» **YOUR INSTRUCTIONS**:
Everything from the first line of the data through the line with "const edgeLevel = 1.0;" is to be echoed exactly, minus the pictures.

» **MATERIAL**:
#####

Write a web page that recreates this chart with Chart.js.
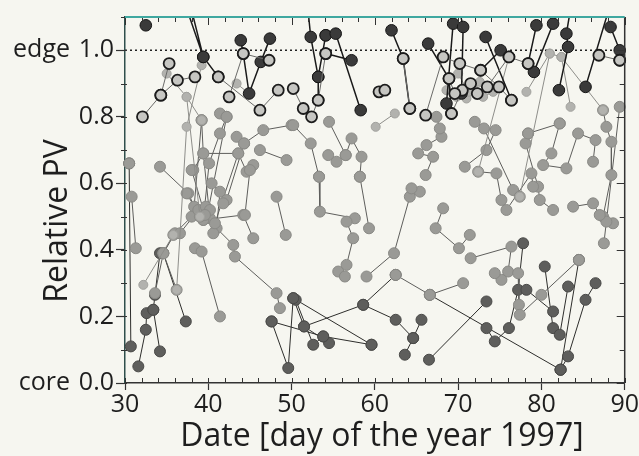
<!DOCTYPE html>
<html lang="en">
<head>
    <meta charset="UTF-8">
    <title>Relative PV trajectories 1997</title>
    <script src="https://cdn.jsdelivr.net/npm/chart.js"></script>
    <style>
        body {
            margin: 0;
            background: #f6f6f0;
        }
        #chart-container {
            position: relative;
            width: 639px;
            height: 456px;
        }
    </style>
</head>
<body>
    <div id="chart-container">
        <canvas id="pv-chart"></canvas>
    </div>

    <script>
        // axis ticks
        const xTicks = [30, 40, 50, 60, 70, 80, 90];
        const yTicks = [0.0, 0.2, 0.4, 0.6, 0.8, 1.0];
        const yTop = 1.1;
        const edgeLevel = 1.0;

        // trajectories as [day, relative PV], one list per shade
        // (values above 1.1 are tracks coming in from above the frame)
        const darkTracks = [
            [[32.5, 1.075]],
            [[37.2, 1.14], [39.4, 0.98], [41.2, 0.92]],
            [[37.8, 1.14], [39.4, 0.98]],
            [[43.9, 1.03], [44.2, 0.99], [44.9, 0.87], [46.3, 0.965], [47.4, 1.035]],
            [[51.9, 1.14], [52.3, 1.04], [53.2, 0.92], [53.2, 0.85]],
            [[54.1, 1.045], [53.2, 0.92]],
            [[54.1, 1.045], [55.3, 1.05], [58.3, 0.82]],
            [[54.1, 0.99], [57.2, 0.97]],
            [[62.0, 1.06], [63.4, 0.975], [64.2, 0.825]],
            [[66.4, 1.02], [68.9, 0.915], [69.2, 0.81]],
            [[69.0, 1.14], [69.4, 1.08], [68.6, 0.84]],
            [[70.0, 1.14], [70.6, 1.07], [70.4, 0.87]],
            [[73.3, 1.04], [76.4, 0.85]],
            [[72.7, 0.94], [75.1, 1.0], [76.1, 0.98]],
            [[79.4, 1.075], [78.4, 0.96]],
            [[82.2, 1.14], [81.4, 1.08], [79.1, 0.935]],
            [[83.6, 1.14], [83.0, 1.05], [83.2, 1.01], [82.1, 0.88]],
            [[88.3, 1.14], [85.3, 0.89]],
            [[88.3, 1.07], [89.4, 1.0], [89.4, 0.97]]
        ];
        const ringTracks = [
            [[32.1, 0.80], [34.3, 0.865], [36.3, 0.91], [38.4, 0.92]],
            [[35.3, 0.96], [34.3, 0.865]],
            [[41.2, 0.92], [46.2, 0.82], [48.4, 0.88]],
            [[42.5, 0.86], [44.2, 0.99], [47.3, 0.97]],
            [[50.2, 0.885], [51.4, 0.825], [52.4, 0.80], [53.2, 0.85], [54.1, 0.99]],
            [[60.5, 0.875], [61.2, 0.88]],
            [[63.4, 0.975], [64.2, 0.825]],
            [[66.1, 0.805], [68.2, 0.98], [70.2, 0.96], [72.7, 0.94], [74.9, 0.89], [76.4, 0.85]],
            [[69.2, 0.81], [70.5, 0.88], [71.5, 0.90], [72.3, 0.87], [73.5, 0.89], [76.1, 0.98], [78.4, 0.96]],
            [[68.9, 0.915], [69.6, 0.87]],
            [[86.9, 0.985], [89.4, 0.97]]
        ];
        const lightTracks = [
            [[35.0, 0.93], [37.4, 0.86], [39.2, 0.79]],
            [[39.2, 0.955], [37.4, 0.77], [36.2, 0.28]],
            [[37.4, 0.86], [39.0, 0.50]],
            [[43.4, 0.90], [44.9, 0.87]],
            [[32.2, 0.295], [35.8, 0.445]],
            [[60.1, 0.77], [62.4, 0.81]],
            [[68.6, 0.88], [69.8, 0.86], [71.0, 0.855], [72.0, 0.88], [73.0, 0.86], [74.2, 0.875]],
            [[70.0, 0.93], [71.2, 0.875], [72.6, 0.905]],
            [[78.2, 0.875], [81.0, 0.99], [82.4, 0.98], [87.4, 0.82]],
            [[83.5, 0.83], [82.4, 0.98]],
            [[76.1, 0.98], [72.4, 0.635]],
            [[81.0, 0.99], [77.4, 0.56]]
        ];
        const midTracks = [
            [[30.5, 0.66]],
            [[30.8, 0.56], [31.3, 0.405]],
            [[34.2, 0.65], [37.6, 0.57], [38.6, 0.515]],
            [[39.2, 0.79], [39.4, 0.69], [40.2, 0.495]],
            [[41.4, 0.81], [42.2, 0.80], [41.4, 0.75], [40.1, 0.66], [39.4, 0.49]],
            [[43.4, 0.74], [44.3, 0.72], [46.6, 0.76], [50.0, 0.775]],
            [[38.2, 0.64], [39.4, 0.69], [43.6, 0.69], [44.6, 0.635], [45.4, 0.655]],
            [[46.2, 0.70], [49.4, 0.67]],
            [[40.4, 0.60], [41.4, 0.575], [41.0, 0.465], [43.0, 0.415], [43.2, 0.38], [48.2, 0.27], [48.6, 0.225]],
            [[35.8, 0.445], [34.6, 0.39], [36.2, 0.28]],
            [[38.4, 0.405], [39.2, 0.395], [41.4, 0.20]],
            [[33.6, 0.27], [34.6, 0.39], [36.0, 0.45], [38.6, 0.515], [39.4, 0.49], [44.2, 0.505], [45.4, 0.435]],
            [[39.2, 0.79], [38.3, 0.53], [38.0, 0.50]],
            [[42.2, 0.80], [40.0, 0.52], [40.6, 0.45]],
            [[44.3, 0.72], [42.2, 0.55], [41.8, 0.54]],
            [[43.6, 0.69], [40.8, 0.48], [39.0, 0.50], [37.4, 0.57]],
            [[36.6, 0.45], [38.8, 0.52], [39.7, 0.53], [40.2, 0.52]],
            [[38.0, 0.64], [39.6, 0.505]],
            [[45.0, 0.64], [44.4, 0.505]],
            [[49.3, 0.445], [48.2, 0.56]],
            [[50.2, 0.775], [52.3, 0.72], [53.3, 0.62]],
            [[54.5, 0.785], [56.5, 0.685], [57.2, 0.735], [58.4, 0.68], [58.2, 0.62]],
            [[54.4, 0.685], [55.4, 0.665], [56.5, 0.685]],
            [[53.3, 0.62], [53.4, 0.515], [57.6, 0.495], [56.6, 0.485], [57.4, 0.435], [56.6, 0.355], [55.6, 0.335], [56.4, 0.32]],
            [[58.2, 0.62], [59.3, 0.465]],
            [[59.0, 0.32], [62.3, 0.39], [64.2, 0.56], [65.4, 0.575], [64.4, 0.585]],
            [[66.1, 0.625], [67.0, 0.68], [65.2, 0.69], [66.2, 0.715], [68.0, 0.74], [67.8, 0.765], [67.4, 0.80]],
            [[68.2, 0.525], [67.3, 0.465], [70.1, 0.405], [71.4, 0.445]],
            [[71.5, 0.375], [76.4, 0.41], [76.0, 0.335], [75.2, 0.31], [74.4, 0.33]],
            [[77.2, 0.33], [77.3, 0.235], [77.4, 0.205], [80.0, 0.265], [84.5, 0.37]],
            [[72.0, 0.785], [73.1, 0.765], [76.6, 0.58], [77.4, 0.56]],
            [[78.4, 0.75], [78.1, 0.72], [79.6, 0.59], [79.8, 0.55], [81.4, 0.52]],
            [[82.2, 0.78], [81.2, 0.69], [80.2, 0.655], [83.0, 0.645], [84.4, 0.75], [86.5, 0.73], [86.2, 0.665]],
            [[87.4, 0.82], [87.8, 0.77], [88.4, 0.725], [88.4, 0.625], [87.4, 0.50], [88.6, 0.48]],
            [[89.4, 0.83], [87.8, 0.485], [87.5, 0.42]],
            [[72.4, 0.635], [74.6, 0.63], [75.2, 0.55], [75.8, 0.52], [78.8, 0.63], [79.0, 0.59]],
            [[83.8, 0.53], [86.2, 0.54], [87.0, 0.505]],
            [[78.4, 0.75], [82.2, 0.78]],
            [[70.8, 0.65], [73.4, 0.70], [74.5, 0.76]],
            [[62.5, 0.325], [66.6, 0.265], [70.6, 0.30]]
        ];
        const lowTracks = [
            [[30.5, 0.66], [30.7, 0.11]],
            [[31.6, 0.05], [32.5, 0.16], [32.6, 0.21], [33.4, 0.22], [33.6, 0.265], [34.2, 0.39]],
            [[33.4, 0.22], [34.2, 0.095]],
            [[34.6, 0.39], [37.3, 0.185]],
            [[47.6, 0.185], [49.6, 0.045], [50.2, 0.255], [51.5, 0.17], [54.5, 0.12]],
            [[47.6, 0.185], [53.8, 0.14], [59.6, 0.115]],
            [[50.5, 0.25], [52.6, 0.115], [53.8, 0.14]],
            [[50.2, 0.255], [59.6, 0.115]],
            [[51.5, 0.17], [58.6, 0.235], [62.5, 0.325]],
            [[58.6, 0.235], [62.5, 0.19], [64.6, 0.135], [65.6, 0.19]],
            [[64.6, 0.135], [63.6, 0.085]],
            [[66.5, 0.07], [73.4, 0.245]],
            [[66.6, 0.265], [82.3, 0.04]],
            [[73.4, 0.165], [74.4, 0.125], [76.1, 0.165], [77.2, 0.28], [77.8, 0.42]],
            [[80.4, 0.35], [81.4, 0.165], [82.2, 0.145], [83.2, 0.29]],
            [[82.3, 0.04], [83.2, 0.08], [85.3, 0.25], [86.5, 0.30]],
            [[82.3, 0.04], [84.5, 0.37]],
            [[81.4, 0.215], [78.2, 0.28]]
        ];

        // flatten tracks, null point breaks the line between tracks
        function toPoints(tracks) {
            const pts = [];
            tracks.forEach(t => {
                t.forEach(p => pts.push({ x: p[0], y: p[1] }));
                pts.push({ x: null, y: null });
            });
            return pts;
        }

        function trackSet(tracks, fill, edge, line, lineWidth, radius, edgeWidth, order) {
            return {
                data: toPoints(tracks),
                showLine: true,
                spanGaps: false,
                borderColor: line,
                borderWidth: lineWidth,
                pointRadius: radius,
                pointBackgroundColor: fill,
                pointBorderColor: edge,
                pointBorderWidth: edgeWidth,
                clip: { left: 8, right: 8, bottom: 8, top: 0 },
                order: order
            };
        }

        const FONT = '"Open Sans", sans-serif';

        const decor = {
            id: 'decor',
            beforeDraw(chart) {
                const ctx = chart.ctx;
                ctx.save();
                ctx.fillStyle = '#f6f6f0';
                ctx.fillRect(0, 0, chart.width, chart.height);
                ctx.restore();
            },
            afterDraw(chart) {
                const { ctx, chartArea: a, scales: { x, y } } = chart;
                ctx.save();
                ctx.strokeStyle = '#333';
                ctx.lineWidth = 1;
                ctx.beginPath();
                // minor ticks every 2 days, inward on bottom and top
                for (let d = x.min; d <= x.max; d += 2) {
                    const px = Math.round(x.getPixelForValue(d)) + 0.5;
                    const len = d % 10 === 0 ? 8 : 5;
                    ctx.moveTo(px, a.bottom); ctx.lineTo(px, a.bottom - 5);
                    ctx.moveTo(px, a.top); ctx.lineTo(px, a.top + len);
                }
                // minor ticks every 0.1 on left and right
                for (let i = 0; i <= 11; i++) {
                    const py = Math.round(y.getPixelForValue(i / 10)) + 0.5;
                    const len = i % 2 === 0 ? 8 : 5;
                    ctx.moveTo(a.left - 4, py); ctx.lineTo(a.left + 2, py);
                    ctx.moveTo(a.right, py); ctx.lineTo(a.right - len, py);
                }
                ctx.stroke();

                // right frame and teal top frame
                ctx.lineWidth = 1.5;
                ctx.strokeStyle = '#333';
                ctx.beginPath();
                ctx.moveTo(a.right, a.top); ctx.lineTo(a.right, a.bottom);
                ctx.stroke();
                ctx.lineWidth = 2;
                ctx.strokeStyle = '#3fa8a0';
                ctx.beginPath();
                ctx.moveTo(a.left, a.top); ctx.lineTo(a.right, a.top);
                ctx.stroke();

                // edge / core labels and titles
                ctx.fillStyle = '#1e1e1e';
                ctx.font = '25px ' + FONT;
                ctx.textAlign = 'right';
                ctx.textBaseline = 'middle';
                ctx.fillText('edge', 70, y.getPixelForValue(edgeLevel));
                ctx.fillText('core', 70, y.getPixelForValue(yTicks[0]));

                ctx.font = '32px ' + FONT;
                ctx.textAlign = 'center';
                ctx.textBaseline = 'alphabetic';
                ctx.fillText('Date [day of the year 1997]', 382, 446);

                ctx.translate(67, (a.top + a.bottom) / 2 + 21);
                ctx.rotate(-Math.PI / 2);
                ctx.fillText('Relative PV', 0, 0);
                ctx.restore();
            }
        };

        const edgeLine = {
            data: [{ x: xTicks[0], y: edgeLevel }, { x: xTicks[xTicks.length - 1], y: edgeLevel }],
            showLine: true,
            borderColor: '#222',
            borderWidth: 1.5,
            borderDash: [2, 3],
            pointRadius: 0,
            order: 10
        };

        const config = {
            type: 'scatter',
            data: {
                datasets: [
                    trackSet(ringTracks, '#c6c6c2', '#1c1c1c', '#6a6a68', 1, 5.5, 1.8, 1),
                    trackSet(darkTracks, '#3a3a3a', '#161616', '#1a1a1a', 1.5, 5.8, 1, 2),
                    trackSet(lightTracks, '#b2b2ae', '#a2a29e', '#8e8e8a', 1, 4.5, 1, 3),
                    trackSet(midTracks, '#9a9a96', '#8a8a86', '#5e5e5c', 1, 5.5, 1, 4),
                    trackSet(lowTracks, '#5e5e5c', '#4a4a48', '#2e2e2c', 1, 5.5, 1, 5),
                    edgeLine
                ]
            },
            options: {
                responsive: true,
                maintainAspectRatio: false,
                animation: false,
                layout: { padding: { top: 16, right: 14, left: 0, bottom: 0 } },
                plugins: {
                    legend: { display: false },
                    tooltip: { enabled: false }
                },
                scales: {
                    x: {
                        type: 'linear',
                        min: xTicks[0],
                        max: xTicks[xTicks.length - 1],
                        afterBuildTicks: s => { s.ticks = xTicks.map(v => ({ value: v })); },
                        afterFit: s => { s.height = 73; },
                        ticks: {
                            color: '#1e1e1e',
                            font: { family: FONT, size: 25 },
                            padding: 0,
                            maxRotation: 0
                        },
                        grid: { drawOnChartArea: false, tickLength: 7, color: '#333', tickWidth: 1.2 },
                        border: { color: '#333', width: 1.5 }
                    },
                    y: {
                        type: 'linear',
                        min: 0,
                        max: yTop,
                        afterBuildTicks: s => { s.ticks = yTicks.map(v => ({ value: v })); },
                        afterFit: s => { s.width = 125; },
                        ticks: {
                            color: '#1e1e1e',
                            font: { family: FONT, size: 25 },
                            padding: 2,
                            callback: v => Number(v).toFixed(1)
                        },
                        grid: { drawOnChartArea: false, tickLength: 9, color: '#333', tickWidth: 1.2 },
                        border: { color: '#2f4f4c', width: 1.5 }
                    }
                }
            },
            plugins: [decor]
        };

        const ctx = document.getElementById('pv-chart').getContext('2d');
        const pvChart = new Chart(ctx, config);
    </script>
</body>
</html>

#####

» **TASK ANSWER**:
Write a web page that recreates this chart with Chart.js.
<!DOCTYPE html>
<html lang="en">
<head>
    <meta charset="UTF-8">
    <title>Relative PV trajectories 1997</title>
    <script src="https://cdn.jsdelivr.net/npm/chart.js"></script>
    <style>
        body {
            margin: 0;
            background: #f6f6f0;
        }
        #chart-container {
            position: relative;
            width: 639px;
            height: 456px;
        }
    </style>
</head>
<body>
    <div id="chart-container">
        <canvas id="pv-chart"></canvas>
    </div>

    <script>
        // axis ticks
        const xTicks = [30, 40, 50, 60, 70, 80, 90];
        const yTicks = [0.0, 0.2, 0.4, 0.6, 0.8, 1.0];
        const yTop = 1.1;
        const edgeLevel = 1.0;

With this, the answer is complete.